Health system fails to prepare patients for reality of psoriatic arthritis
In a new University of Manchester study, people with psoriatic arthritis have told researchers about the condition's deeply damaging mental effects and how healthcare services failed to prepare them for its reality.
In the study, published in the journal Rheumatology, the researchers interviewed 24 people with this type of arthritis that develops in 7-48 percent of people with the skin condition psoriasis. It causes painfully inflamed joints and, in many cases, associated mental health problems for those who develop it.
The study found that the participants sometimes thought of suicide or drank excessive amounts of alcohol as a result of their condition. Many felt resentful of others and socially awkward - citing it as a reason for failed relationships and career prospects. Many felt that the prospect of these feelings was not communicated to them at the time of diagnosis.
Dr Christine Bundy from the University's Institute of Inflammation and Repair and Salford Royal NHS Foundation Trust led the study. She said: "People in our study were often diagnosed but then left with little or no support for the emotional side of their conditions. These types of studies have been done in conditions like diabetes or cancer, but not in psoriatic arthritis.

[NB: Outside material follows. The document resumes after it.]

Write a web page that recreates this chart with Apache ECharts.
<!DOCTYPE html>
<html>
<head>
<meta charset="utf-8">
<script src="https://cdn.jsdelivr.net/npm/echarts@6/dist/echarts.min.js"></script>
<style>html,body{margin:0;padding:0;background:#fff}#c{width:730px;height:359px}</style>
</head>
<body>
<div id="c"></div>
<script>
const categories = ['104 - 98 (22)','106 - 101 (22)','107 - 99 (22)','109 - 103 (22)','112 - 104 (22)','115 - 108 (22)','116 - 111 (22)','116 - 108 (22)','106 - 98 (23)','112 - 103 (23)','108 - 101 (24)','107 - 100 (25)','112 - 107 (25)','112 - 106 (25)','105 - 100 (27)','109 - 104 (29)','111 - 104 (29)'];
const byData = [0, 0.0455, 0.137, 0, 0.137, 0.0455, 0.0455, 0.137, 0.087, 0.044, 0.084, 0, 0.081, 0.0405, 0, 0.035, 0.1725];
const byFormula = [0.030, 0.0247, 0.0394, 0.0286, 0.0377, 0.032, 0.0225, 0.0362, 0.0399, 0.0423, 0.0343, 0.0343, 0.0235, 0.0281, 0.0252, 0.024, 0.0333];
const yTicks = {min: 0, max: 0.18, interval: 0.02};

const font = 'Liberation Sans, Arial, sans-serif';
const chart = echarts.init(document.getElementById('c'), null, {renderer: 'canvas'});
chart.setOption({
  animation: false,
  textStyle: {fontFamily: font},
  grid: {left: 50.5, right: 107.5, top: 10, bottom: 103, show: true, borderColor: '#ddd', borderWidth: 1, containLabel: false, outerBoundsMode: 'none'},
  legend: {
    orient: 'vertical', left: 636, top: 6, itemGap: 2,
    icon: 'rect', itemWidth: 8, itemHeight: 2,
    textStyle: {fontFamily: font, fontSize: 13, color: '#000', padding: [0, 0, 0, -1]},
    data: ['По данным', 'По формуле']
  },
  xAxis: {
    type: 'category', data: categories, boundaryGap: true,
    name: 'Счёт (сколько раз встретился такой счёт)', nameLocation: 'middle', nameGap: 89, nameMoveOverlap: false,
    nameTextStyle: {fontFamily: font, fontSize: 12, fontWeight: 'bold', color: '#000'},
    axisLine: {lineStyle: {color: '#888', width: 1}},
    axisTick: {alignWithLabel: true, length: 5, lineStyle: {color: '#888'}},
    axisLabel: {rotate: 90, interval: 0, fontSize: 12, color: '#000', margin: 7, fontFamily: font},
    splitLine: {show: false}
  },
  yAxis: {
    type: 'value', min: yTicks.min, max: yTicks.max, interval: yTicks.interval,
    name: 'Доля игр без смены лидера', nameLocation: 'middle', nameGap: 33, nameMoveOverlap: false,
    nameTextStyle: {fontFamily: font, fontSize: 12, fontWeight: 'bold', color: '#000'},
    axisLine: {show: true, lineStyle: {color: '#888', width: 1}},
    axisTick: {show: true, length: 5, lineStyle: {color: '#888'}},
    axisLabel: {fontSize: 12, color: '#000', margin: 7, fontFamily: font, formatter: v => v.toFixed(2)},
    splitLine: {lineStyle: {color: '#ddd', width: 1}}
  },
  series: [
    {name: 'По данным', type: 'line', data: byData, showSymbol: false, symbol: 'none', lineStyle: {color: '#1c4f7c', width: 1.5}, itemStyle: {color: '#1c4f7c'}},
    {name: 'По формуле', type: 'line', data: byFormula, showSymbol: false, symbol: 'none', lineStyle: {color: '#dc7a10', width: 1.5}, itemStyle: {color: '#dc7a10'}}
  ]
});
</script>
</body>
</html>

"There's an urgent need for this research though as some of the participants were under the incorrect impression that their arthritis would clear up eventually or were suffering from extremely negative feelings."
"People in our study were often diagnosed but then left with little or no support for the emotional side of their conditions. These types of studies have been done in conditions like diabetes or cancer, but not in psoriatic arthritis," said Dr Chris Bundy.

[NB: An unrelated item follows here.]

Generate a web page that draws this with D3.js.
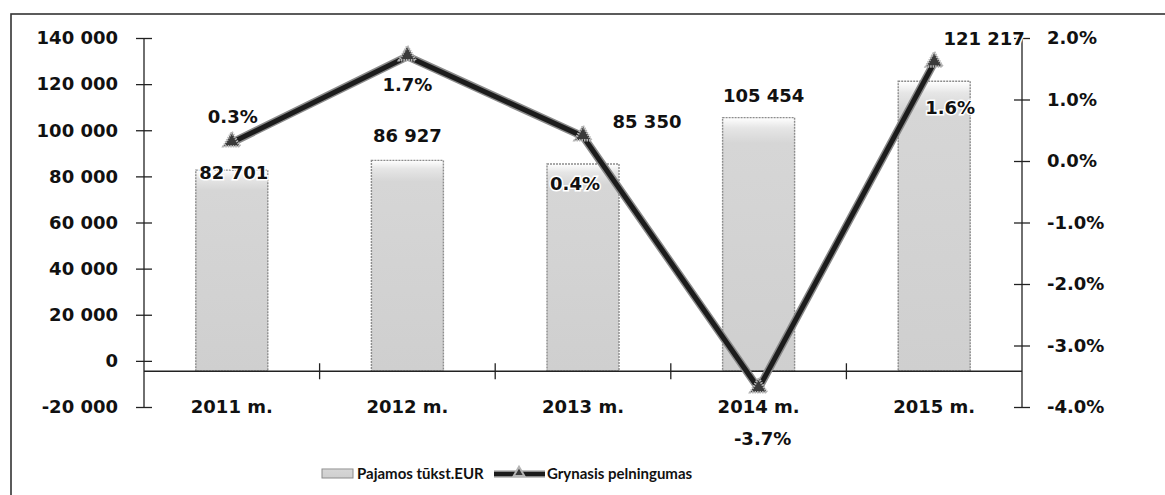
<!DOCTYPE html>
<html>
<head>
<meta charset="utf-8">
<script src="https://cdn.jsdelivr.net/npm/d3@7"></script>
<style>
    body { margin: 0; background: #fff; }
    svg text { font-family: "DejaVu Sans", Lato, sans-serif; font-weight: bold; fill: #111; }
    svg text.legend { font-family: Lato, "DejaVu Sans", sans-serif; }
</style>
</head>
<body>
<div id="chart"></div>
<script>
var years = ["2011 m.", "2012 m.", "2013 m.", "2014 m.", "2015 m."];
var pajamos = [82701, 86927, 85350, 105454, 121217];
var pelningumas = [0.3, 1.7, 0.4, -3.7, 1.6];
var leftTicks = [140000, 120000, 100000, 80000, 60000, 40000, 20000, 0, -20000];
var rightTicks = [2, 1, 0, -1, -2, -3, -4];
var seriesNames = ["Pajamos tūkst.EUR", "Grynasis pelningumas"];

// label offsets (px) from the mark
var barLabelOffset = [[2, 3], [0, -25], [64, -42], [5, -22], [50, -43]];
var lineLabelOffset = [[1, -26], [0, 28], [-8, 47], [4, 50], [16, 45]];

var width = 1165, height = 495;
var plot = {left: 144, right: 1022, top: 38, bottom: 407};
var axisCross = -4500; // horizontal axis crosses the value axis slightly below 0

var svg = d3.select("#chart").append("svg")
    .attr("width", width)
    .attr("height", height);

var defs = svg.append("defs");
var grad = defs.append("linearGradient").attr("id", "barGrad")
    .attr("x1", 0).attr("y1", 0).attr("x2", 0).attr("y2", 1);
grad.append("stop").attr("offset", "0%").attr("stop-color", "#ffffff");
grad.append("stop").attr("offset", "4%").attr("stop-color", "#e6e6e6");
grad.append("stop").attr("offset", "10%").attr("stop-color", "#d6d6d6");
grad.append("stop").attr("offset", "100%").attr("stop-color", "#cfcfcf");

// chart frame (runs off the page right and bottom)
svg.append("rect")
    .attr("x", 11).attr("y", 14)
    .attr("width", 1200).attr("height", 520)
    .attr("fill", "none").attr("stroke", "#333").attr("stroke-width", 1.6);

var x = d3.scaleBand().domain(years).range([plot.left, plot.right]).paddingInner(0.59).paddingOuter(0.295);
var xb = d3.scaleBand().domain(years).range([plot.left, plot.right]);
var yL = d3.scaleLinear().domain([-20000, 140000]).range([plot.bottom, plot.top]);
var yR = d3.scaleLinear().domain([-4, 2]).range([plot.bottom, plot.top]);

var fmtNum = function (v) { return d3.format(",")(v).replace(/,/g, " ").replace("\u2212", "-"); };
var fmtPct = function (v) { return d3.format(".1f")(v).replace("\u2212", "-") + "%"; };

// bars
svg.append("g").selectAll("rect")
    .data(pajamos)
    .join("rect")
    .attr("x", function (d, i) { return x(years[i]); })
    .attr("y", function (d) { return yL(d); })
    .attr("width", x.bandwidth())
    .attr("height", function (d) { return yL(axisCross) - yL(d); })
    .attr("fill", "url(#barGrad)")
    .attr("stroke", "#8c8c8c")
    .attr("stroke-width", 1.4)
    .attr("stroke-dasharray", "2,1");

// left axis
var gL = svg.append("g").attr("transform", "translate(" + plot.left + ",0)")
    .call(d3.axisLeft(yL).tickValues(leftTicks).tickSize(8).tickPadding(18).tickFormat(fmtNum));
gL.selectAll(".tick line").attr("x1", 8).attr("stroke", "#222").attr("stroke-width", 1.3);
gL.select(".domain").attr("stroke", "#222").attr("stroke-width", 1.3).attr("d", "M0," + plot.top + "V" + plot.bottom);
gL.selectAll("text").style("font-size", "18px");

// right axis
var gR = svg.append("g").attr("transform", "translate(" + plot.right + ",0)")
    .call(d3.axisRight(yR).tickValues(rightTicks).tickSize(8).tickPadding(17).tickFormat(fmtPct));
gR.selectAll(".tick line").attr("x1", -8).attr("stroke", "#222").attr("stroke-width", 1.3);
gR.select(".domain").attr("stroke", "#222").attr("stroke-width", 1.3).attr("d", "M0," + plot.top + "V" + plot.bottom);
gR.selectAll("text").style("font-size", "18px");

// category axis
var axisY = yL(axisCross);
var gX = svg.append("g").attr("transform", "translate(0," + axisY + ")");
gX.append("line").attr("x1", plot.left).attr("x2", plot.right)
    .attr("stroke", "#222").attr("stroke-width", 1.3);
gX.selectAll(".cat-tick")
    .data(years.slice(1))
    .join("line")
    .attr("class", "cat-tick")
    .attr("x1", function (d) { return xb(d); })
    .attr("x2", function (d) { return xb(d); })
    .attr("y1", -8).attr("y2", 8)
    .attr("stroke", "#222").attr("stroke-width", 1.3);
gX.selectAll(".cat-label")
    .data(years)
    .join("text")
    .attr("class", "cat-label")
    .attr("x", function (d) { return xb(d) + xb.bandwidth() / 2; })
    .attr("y", 42)
    .attr("text-anchor", "middle")
    .style("font-size", "18px")
    .text(function (d) { return d; });

// line
var cx = function (i) { return xb(years[i]) + xb.bandwidth() / 2; };
var line = d3.line()
    .x(function (d, i) { return cx(i); })
    .y(function (d) { return yR(d); });
svg.append("path").datum(pelningumas)
    .attr("d", line).attr("fill", "none")
    .attr("stroke", "#8a8a8a").attr("stroke-width", 8).attr("stroke-linejoin", "round");
svg.append("path").datum(pelningumas)
    .attr("d", line).attr("fill", "none")
    .attr("stroke", "#1c1c1c").attr("stroke-width", 5).attr("stroke-linejoin", "round");

// triangle markers
var tri = d3.symbol().type(d3.symbolTriangle).size(120);
svg.append("g").selectAll("path")
    .data(pelningumas)
    .join("path")
    .attr("d", tri)
    .attr("transform", function (d, i) { return "translate(" + cx(i) + "," + (yR(d) - 1) + ")"; })
    .attr("fill", "#3a3a3a")
    .attr("stroke", "#b5b5b5")
    .attr("stroke-width", 2.5)
    .attr("stroke-dasharray", "1.5,1");

// bar value labels
svg.append("g").selectAll("text")
    .data(pajamos)
    .join("text")
    .attr("x", function (d, i) { return cx(i) + barLabelOffset[i][0]; })
    .attr("y", function (d, i) { return yL(d) + barLabelOffset[i][1]; })
    .attr("dy", "0.35em")
    .attr("text-anchor", "middle")
    .style("font-size", "18px")
    .style("paint-order", "stroke")
    .style("stroke", "#fff").style("stroke-width", "3px")
    .text(fmtNum);

// line value labels
svg.append("g").selectAll("text")
    .data(pelningumas)
    .join("text")
    .attr("x", function (d, i) { return cx(i) + lineLabelOffset[i][0]; })
    .attr("y", function (d, i) { return yR(d) + lineLabelOffset[i][1]; })
    .attr("dy", "0.35em")
    .attr("text-anchor", "middle")
    .style("font-size", "18px")
    .style("paint-order", "stroke")
    .style("stroke", "#fff").style("stroke-width", "3px")
    .text(fmtPct);

// legend
var lg = svg.append("g").attr("transform", "translate(0,474)");
lg.append("rect").attr("x", 322).attr("y", -5).attr("width", 31).attr("height", 9)
    .attr("fill", "url(#barGrad)").attr("stroke", "#8c8c8c").attr("stroke-width", 1);
lg.append("text").attr("class", "legend").attr("x", 357).attr("y", 0).attr("dy", "0.35em")
    .style("font-size", "15px").text(seriesNames[0]);
lg.append("line").attr("x1", 494).attr("x2", 545).attr("y1", 0).attr("y2", 0)
    .attr("stroke", "#8a8a8a").attr("stroke-width", 7);
lg.append("line").attr("x1", 494).attr("x2", 545).attr("y1", 0).attr("y2", 0)
    .attr("stroke", "#1c1c1c").attr("stroke-width", 4);
lg.append("path").attr("d", d3.symbol().type(d3.symbolTriangle).size(50))
    .attr("transform", "translate(519,-1)")
    .attr("fill", "#3a3a3a").attr("stroke", "#b5b5b5").attr("stroke-width", 2);
lg.append("text").attr("class", "legend").attr("x", 547).attr("y", 0).attr("dy", "0.35em")
    .style("font-size", "15px").text(seriesNames[1]);
</script>
</body>
</html>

One of the recommendations of the study is that more account is taken of the emotional damage caused by the condition, by improving resources such as websites and leaflets. More psychologists, particularly those with a specialist interest in rheumatism should also be involved during the course of treatment.
Dr Bundy added, "The problems that came to light in this study are all treatable. With the right help and information, people can gain more confidence and recover quality of life. The prevalence of suicidal thoughts among this group is not yet known, but where it exists, effective and timely help could make a difference."